Keep only those lines of the records that include the string "seaborn".

*** Material for the task

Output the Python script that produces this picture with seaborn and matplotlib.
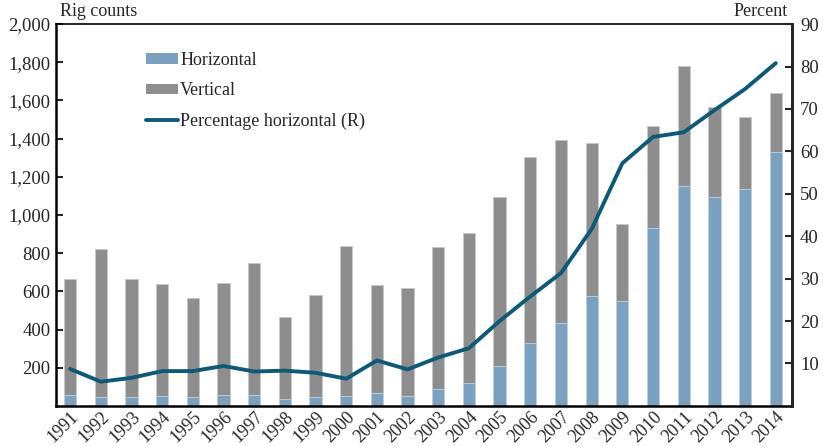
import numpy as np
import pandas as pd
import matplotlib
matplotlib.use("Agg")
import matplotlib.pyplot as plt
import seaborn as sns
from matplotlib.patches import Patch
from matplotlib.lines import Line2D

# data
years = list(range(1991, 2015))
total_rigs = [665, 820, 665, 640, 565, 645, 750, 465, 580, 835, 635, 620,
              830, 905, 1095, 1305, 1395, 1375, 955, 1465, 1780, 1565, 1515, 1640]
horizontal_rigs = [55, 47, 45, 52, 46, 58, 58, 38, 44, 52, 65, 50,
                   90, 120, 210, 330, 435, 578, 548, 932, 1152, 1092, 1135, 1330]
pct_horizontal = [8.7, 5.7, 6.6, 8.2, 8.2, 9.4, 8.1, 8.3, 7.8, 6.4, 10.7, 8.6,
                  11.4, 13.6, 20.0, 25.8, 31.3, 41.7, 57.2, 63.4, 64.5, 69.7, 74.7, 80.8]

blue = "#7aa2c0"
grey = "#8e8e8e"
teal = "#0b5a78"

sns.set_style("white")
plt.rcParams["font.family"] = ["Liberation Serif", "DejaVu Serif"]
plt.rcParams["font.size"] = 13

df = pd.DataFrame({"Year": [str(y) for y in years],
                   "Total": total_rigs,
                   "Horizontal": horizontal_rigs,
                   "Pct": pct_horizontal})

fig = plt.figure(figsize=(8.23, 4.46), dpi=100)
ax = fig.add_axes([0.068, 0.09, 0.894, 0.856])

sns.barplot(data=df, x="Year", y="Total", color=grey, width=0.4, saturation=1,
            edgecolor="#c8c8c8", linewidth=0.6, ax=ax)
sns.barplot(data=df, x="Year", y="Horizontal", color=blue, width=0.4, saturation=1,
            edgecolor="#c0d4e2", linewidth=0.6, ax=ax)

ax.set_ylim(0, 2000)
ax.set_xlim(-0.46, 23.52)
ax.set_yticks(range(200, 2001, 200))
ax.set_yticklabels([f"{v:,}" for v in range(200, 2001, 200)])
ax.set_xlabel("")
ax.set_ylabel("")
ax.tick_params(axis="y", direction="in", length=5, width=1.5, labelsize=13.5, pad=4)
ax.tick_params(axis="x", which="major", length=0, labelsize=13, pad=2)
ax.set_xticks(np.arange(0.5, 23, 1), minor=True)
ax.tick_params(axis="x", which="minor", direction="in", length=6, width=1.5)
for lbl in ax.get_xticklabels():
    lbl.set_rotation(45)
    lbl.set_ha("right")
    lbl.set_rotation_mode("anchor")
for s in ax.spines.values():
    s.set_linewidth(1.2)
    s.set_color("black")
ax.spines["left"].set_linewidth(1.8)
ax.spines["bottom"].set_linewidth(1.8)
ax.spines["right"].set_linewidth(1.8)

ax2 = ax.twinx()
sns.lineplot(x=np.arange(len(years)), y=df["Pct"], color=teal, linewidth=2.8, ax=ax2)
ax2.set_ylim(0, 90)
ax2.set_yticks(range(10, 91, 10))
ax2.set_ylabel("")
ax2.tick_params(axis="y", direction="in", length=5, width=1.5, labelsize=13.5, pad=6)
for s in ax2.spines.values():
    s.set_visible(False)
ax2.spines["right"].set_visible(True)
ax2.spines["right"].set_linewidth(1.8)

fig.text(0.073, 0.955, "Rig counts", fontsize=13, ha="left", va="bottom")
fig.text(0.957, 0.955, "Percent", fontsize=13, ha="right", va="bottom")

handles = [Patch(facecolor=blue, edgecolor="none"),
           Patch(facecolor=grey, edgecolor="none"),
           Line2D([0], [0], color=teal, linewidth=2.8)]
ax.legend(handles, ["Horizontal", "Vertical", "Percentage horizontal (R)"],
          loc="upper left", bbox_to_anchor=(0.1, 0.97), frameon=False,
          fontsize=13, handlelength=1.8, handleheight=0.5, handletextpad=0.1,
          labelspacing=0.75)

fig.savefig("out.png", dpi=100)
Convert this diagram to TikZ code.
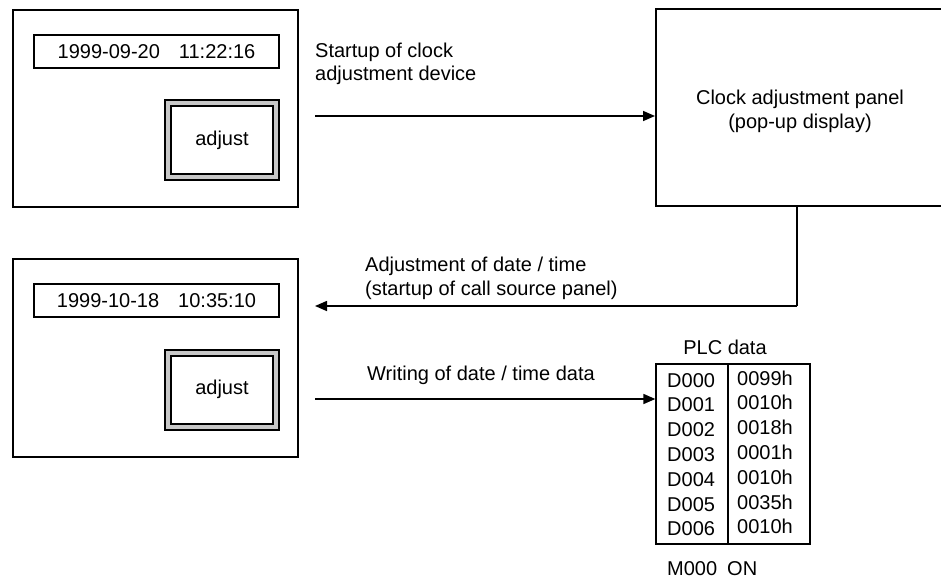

******

> _Result of this task_
Output the Python script that produces this picture with seaborn and matplotlib.
import seaborn as sns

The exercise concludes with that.